While history does not usually repeat itself perfectly, it often rhymes. William O’Neil + Co. likes to study historical examples of the stock market to interpret present market action. Major U.S. indices experienced a 10%+ correction that began on 2/5/18. We shifted the market back into a Confirmed Uptrend on 2/14/18, using our proprietary methodology. In this report, we look at several past examples of markets similarly transitioning from downtrends to uptrends via follow-through days. What is important to note is several times in the following examples there were failed follow-through days where the market generated an upturn signal but then distributed and went to a new low thereafter. As a result, our strategy is to begin to buy stocks slowly in the immediate days following a follow-through day but not put all our equity capital to work immediately.
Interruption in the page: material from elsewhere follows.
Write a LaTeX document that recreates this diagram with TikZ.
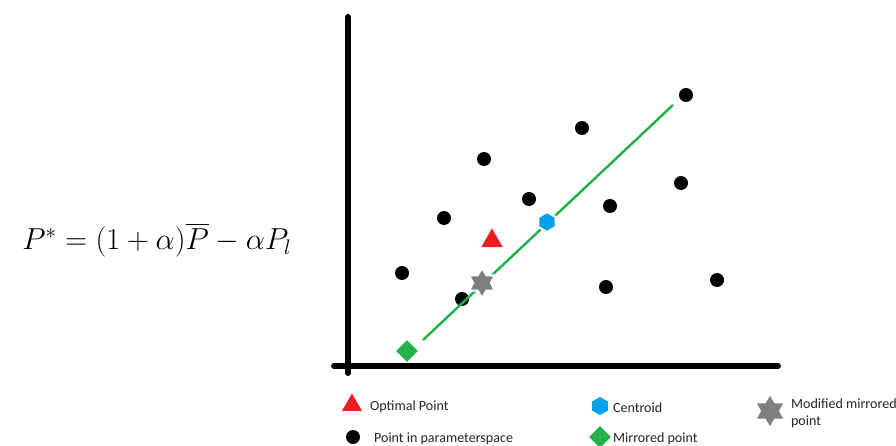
\documentclass[tikz,border=0pt]{standalone}
\usepackage{amsmath,amssymb}
\usepackage{fontspec}
\newfontfamily\legfont{Carlito}
\usetikzlibrary{shapes.geometric, positioning}

\definecolor{optred}{HTML}{ED1C24}
\definecolor{centblue}{HTML}{00A2E8}
\definecolor{mirgreen}{HTML}{22B14C}
\definecolor{modgray}{HTML}{7F7F7F}

\begin{document}
\begin{tikzpicture}[
  x=0.02cm, y=-0.02cm,
  axis/.style   = {line width=3.4pt, line cap=round, black},
  ray/.style    = {line width=1.4pt, mirgreen},
  sample/.style = {circle, fill=black, inner sep=0pt, minimum size=0.28cm},
  optim/.style  = {regular polygon, regular polygon sides=3, fill=optred,
                   inner sep=0pt, minimum size=0.5cm},
  centr/.style  = {regular polygon, regular polygon sides=6, fill=centblue,
                   shape border rotate=30, inner sep=0pt, minimum size=0.4cm},
  mirr/.style   = {diamond, fill=mirgreen, inner sep=0pt, minimum size=0.44cm},
  modmir/.style = {star, star points=6, star point ratio=1.7, fill=modgray,
                   inner sep=0pt, minimum size=0.6cm},
  onray/.style  = {draw=white, line width=1.2pt},
  lbl/.style    = {font=\legfont\fontsize{8}{9.5}\selectfont, text=black!85,
                   inner sep=1pt, align=left, yshift=-0.04cm},
]
\useasboundingbox (0,0) rectangle (896,446);

%% ── Formula ──────────────────────────────────────────────────────────────
\node (eq) at (157,240) {\fontsize{18.7}{22}\selectfont $P^{*}=(1+\alpha)\overline{P}-\alpha P_{l}$};

%% ── Axes ─────────────────────────────────────────────────────────────────
\coordinate (ytop) at (348,17);
\coordinate (ybot) at (348,373);
\coordinate (xlft) at (334,366);
\coordinate (xrgt) at (778,366);
\draw[axis] (ytop) -- (ybot);
\draw[axis] (xlft) -- (xrgt);

%% ── Points in parameter space ────────────────────────────────────────────
\foreach \px/\py [count=\i] in {686/95, 582/128, 484/159, 681/183, 529/199,
                               444/218, 610/206, 402/273, 462/299, 606/287, 717/280}
  \node[sample] (s\i) at (\px,\py) {};

%% ── Mirror line ──────────────────────────────────────────────────────────
\coordinate (raystart) at (423,340);
\coordinate (rayend)   at (673,105);
\draw[ray] (raystart) -- (rayend);

%% ── Special points ───────────────────────────────────────────────────────
\node[optim]        (opt)  at (492,241) {};
\node[centr, onray] (cen)  at (547,222) {};
\node[modmir, onray](mod)  at (482,283) {};
\node[mirr]         (mir)  at (407,351) {};

%% ── Legend ───────────────────────────────────────────────────────────────
\node[optim, minimum size=0.46cm] (legopt) at (352,405) {};
\node[lbl, right=0.32cm of legopt.center] {Optimal Point};
\node[sample] (legsmp) at (353,437) {};
\node[lbl, right=0.38cm of legsmp.center] {Point in parameterspace};
\node[centr, minimum size=0.36cm] (legcen) at (600,406) {};
\node[lbl, right=0.22cm of legcen.center] {Centroid};
\node[mirr] (legmir) at (600,437) {};
\node[lbl, right=0.22cm of legmir.center] {Mirrored point};
\node[modmir] (legmod) at (770,411) {};
\node[lbl, right=0.38cm of legmod.center] {Modified mirrored\\point};

\end{tikzpicture}
\end{document}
We want to see the market avoid distribution in the near term and leadership stocks break out and move higher to give us conviction that the market has resumed its uptrend. Further, in different market cycles, major indices (S&P 500, Dow Industrials, Nasdaq Composite) sometimes provide signals at varying intervals. We tend to follow the leading index for our general market calls.
*Note: for the periods highlighted, a failed follow-through day is defined as a relative short-order undercut of the lows
from that follow-through day, while a Downtrend resumption does not necessarily undercut follow-through day lows, but
moves further enough off highs for a downgrade in market condition.